Dealing with thuggish radioactive autocracies will probably be the great foreign policy challenge of the next decade. Aggressive autocratic rulers will challenge national borders and inflame regional rivalries. They will exacerbate ethnic tensions and gnaw at the world order. They have already made the world a more ornery place.
It’s
hard to remember, but back in the early 1990s there was a debate about
how nations should emerge from Communism — the Russian way or the
Chinese way. The Russians did political and economic reform together.
The Chinese just did economic reform.
Reality
doesn’t allow clean experiments, but the Chinese model has won in the
court of public opinion. China’s success has given autocracy a
legitimacy it lacked. In each of the past eight years, according to
Freedom House, the number of countries that moved in an autocratic
direction has outnumbered those that moved in a democratic one.
When
you look at autocracies, you notice that many have undergone a similar
life cycle. Autocrats may start out thinking they will be benevolent
dictators. They may start out flirting with the West and talking about
liberalizing reforms. But their regimes are almost always corrupt and
inefficient. To stay on top, autocrats have to whip up nationalistic
furies. They have to be aggressive in their regions to keep the country
united on a permanent war footing. Unstable within, autocracies have to
be radioactive abroad. Autocrats may start out claiming to be their
country’s Deng Xiaoping, but they often end up more like Robert Mugabe.

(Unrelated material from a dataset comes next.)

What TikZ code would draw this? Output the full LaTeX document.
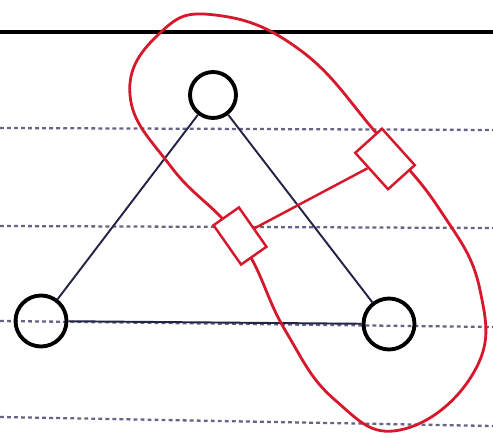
\documentclass[tikz,border=0pt]{standalone}
\usepackage{xcolor}
\usepackage{tikz}
\usetikzlibrary{calc}
\definecolor{penred}{RGB}{214, 24, 44}
\definecolor{inknavy}{RGB}{35, 35, 70}
\definecolor{rulegray}{RGB}{100, 100, 135}

\begin{document}
\begin{tikzpicture}[
  x=0.02cm, y=-0.02cm,
  vertex/.style={draw=black, circle, line width=2.2pt, minimum size=1.02cm, inner sep=0pt},
  edge/.style={draw=inknavy, line width=1.1pt},
  loop/.style={draw=penred, line width=1.6pt},
  port/.style={draw=penred, fill=white, line width=1.4pt, inner sep=0pt},
  ruling/.style={draw=rulegray, line width=1.3pt, dash pattern=on 2.2pt off 1.8pt}
]
  \useasboundingbox (0,0) rectangle (493,438);

  % Papier
  \draw[black, line width=2.3pt] (0,32) -- (493,32);
  \draw[ruling] (0,128) -- (493,130);
  \draw[ruling] (0,226) -- (493,228);
  \draw[ruling] (0,321) -- (493,327);
  \draw[ruling] (0,417) -- (493,426);

  % Graph
  \node[vertex, minimum size=0.92cm] (vtop) at (213,95) {};
  \node[vertex] (vleft) at (41,321) {};
  \node[vertex] (vright) at (389,324) {};

  \draw[edge] (vtop) -- (vleft);
  \draw[edge] (vtop) -- (vright);
  \draw[edge] (vleft) -- (vright);

  % Schleife
  \draw[loop] plot[smooth cycle, tension=0.75] coordinates {
    (215,15) (300,50) (378,135) (440,210) (480,290) (474,372)
    (400,430) (335,400) (285,330) (240,240) (172,168) (130,95) (160,33)};

  \node[port, minimum width=0.96cm, minimum height=0.62cm, rotate=-55] (pleft) at (240,236) {};
  \node[port, minimum width=0.98cm, minimum height=0.72cm, rotate=-48] (pright) at (385,159) {};
  \draw[loop, line width=1.4pt] (pleft) -- (pright);

\end{tikzpicture}
\end{document}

Dealing with thuggish radioactive autocracies will probably be the great foreign policy challenge of the next decade. Aggressive autocratic rulers will challenge national borders and inflame regional rivalries. They will exacerbate ethnic tensions and gnaw at the world order. They have already made the world a more ornery place.
How
will the United States respond? President Obama laid out his approach
in a speech at West Point this week. He argued persuasively that the
U.S. will have to do a lot more to mobilize democracies to take
effective collective action against autocratic aggression. Moreover, his
administration does champion democracy. On the same day Obama spoke,
his ambassador to the United Nations, Samantha Power, gave a great
commencement speech at Harvard’s Kennedy School of Government explaining
why democracy promotion has to be at the core of American foreign
policy.
But
the president’s attitude seems to me in some ways ill-suited for the
autocratic challenge. First, he might have the balance wrong between
overreach and underreach. Perhaps drawing on the Iraq example, President
Obama believes America’s problems have not been caused by too much
restraint, but by overreach and hubris.
In
the larger frame of history, this is a half-truth. In the 1920s and
’30s, for example, Americans were in a retrenching mood, like today. The
result was a leaderless world, the gradual decay of the world order and
eventually World War II.
As Robert Kagan shows in a brilliant essay in The New Republic,
for the past 70 years, American policy makers have understood that
underreach can lead to catastrophe, too. Presidents assertively tended
the international garden so that small problems didn’t turn into big
ones, even when core national interests were not at stake. In the 1990s,
for example, President George H.W. Bush and President Clinton took
military action roughly every 17 months to restrain dictators, spread
democracy and preserve international norms.
This
sort of forward-leaning interventionist garden-tending will be even
more necessary in an age of assertive autocracies. If the U.S. restricts
intervention to “core interests,” as Obama suggests, if it neglects
constant garden-tending, the thugs will grab and grab and eventually
there will be horrendous conflagrations. America’s assertive responses
will not need to be military; they rarely will be. But they’ll need to
be simple, strong acts of deterrence to preserve order. As Leon
Wieseltier notes, if President Obama spoke in Kiev on his coming
European trip, that alone would be an assertive gesture, like J.F.K.
going to Berlin.
For
most of the past 70 years, the U.S. had a two-level foreign policy. On
top, American diplomats built multilateral coalitions to extend
democracy. But at the bottom level, American presidents understood their
responsibility as the world’s enforcer, occasionally operating
according to the logic of menace and force.
If
President Obama departs from that tradition and takes away that bottom
level — for fear of overreach, or in a quest for normalcy, or out of an
excessive belief in the limits of his own power — then he will undermine
the top level that he admires. The autocrats will drag the world into
an ungodly mess.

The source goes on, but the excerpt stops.